David. Re-election chances starting to drop – though still have 36 months to go. Politics is a rum old game. Who would have thought that a British Conservative Prime Minister would be telling the nations of Europe that their best (and only) hope was to move toward a full-on political union led by Germany? Yet George keeps on telling me that really is the best hope for our economy until the next election. Maybe, but it would be terrible for Britain’s influence with the US and China if Europe was truly one country with an elected President. I really can’t see it happening though, but I just don’t know if that is a good or a bad thing. That photo should do me the world of good with all the ordinary footy supporters in the country though – not many Posh Boys really like association football. Like Angela I had to be grovel a bit to Francois.

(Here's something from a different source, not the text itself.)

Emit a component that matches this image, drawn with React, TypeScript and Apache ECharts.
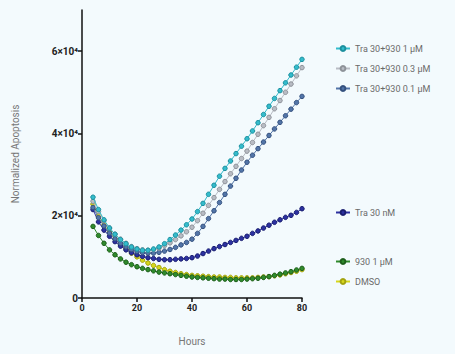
import React, { useEffect, useRef } from "react";
import * as echarts from "echarts";

const hours = [4, 6, 8, 10, 12, 14, 16, 18, 20, 22, 24, 26, 28, 30, 32, 34, 36, 38, 40, 42, 44, 46, 48, 50, 52, 54, 56, 58, 60, 62, 64, 66, 68, 70, 72, 74, 76, 78, 80];

const tra930_1 = [24500, 21500, 19000, 17000, 15500, 14200, 13200, 12400, 11900, 11600, 11600, 11900, 12400, 13200, 14200, 15300, 16500, 17800, 19200, 21000, 23000, 25200, 27400, 29600, 31500, 33300, 35100, 36900, 38700, 40600, 42600, 44600, 46600, 48500, 50400, 52300, 54200, 56100, 58000];
const tra930_03 = [23500, 21000, 18800, 17000, 15500, 14300, 13300, 12500, 12000, 11700, 11600, 11800, 12100, 12700, 13400, 14200, 15100, 16100, 17200, 18800, 20600, 22500, 24400, 26400, 28300, 30200, 32000, 33900, 35700, 37800, 39800, 41900, 43900, 46000, 48000, 50000, 52000, 54000, 56000];
const tra930_01 = [22000, 19500, 17500, 15800, 14400, 13300, 12400, 11800, 11300, 11000, 10900, 10900, 11100, 11400, 11800, 12300, 12900, 13500, 14300, 15700, 17400, 19300, 21200, 23200, 25200, 27200, 29100, 31100, 33000, 34700, 36300, 37900, 39500, 41100, 42700, 44300, 45900, 47500, 49000];
const tra30 = [21500, 18500, 16500, 15000, 13700, 12600, 11700, 11000, 10500, 10100, 9800, 9600, 9400, 9300, 9300, 9400, 9500, 9600, 9800, 10200, 10800, 11400, 12000, 12500, 13000, 13500, 14000, 14500, 15000, 15700, 16300, 17000, 17700, 18400, 19000, 19600, 20100, 20800, 21700];
const c930_1 = [17400, 15200, 13300, 11700, 10500, 9500, 8700, 8100, 7600, 7200, 6900, 6600, 6300, 6100, 5900, 5700, 5500, 5300, 5100, 5000, 4900, 4800, 4700, 4600, 4600, 4500, 4500, 4500, 4600, 4700, 4800, 5000, 5200, 5500, 5800, 6100, 6400, 6800, 7200];
const dmso = [22800, 20000, 17800, 16000, 14400, 13000, 11900, 10900, 10000, 9200, 8500, 7900, 7400, 6900, 6500, 6200, 5900, 5700, 5500, 5400, 5300, 5200, 5100, 5100, 5000, 5000, 4900, 4900, 4900, 4900, 5000, 5100, 5200, 5400, 5600, 5900, 6200, 6500, 6900];

const seriesNames = ["Tra 30+930 1 µM", "Tra 30+930 0.3 µM", "Tra 30+930 0.1 µM", "Tra 30 nM", "930 1 µM", "DMSO"];
const yTickLabels: Record<number, string> = { 0: "0", 20000: "2×10⁴", 40000: "4×10⁴", 60000: "6×10⁴" };

const colors = ["#33bccc", "#b8bcc4", "#5275a8", "#2c31a0", "#2f8a2c", "#d6d61c"];
const borders = ["#1c8f9e", "#8e9299", "#34507e", "#1a1e70", "#1d5e1b", "#a3a310"];

export default function App() {
  const ref = useRef<HTMLDivElement>(null);
  useEffect(() => {
    if (!ref.current) return;
    const chart = echarts.init(ref.current, undefined, { renderer: "svg" });
    const datasets = [tra930_1, tra930_03, tra930_01, tra30, c930_1, dmso];
    const series = datasets.map((d, i) => ({
      name: seriesNames[i],
      type: "line",
      data: hours.map((h, k) => [h, d[k]]),
      symbol: "circle",
      symbolSize: 4.5,
      z: 10 - i,
      lineStyle: { color: colors[i], width: 1 },
      itemStyle: { color: colors[i], borderColor: borders[i], borderWidth: 1 },
    }));
    const legendText = { color: "#6a6a6a", fontSize: 9, fontFamily: "Roboto" };
    const legendBase = {
      orient: "vertical",
      left: 330,
      itemWidth: 14,
      itemHeight: 6,
      itemGap: 11,
      textStyle: legendText,
      selectedMode: false,
    };
    chart.setOption({
      animation: false,
      backgroundColor: "#f3fafd",
      grid: { left: 82, right: 153, top: 10, bottom: 56 },
      legend: [
        { ...legendBase, top: 39, data: seriesNames.slice(0, 3) },
        { ...legendBase, top: 203, data: seriesNames.slice(3, 4) },
        { ...legendBase, top: 252, data: seriesNames.slice(4, 6) },
      ],
      xAxis: {
        type: "value",
        min: 0,
        max: 80,
        interval: 20,
        name: "Hours",
        nameLocation: "middle",
        nameGap: 38,
        nameTextStyle: { color: "#777", fontSize: 10, fontFamily: "Roboto" },
        axisLine: { lineStyle: { color: "#111", width: 1.5 } },
        axisTick: { length: 4, lineStyle: { color: "#111", width: 1.5 } },
        axisLabel: { color: "#222", fontSize: 9, fontWeight: "bold", fontFamily: "Roboto", margin: 5 },
        splitLine: { show: false },
      },
      yAxis: {
        type: "value",
        min: 0,
        max: 70000,
        interval: 20000,
        name: "Normalized Apoptosis",
        nameLocation: "middle",
        nameGap: 62,
        nameTextStyle: { color: "#777", fontSize: 10, fontFamily: "Roboto" },
        axisLine: { show: true, lineStyle: { color: "#111", width: 1.5 } },
        axisTick: { show: true, length: 4, lineStyle: { color: "#111", width: 1.5 } },
        axisLabel: {
          color: "#222",
          fontSize: 10,
          fontWeight: "bold",
          fontFamily: "Roboto",
          margin: 4,
          showMaxLabel: false,
          formatter: (v: number) => yTickLabels[v] ?? "",
        },
        splitLine: { show: false },
      },
      series,
    });
    return () => chart.dispose();
  }, []);
  return <div ref={ref} style={{ position: "absolute", left: 0, top: 0, width: 455, height: 354 }} />;
}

Francois. Chances in the parliamentary elections in 4 weeks definitely on the up. Life is amazing right now. Two weeks I was M. Normal, a French Socialist leader that had never had responsibility for anything in my life except for other Socialists, and now the President of the United States of America is telling me and the others what wonderfully interesting ideas I have. Also quite a nice feeling for Angela and David to have to be extra nice to me right now – I shall make good use of that back home in the next few weeks ahead of the elections.

Mario. Politicians are so transparent, always worrying about their election prospects.

Vladimir. Why are these guys so afraid of elections? Everyone’s beating up on Angela. I reckon she needs a good friend like me, and then just maybe we can get Germany to see Russia as their best European ally, instead of always looking westward.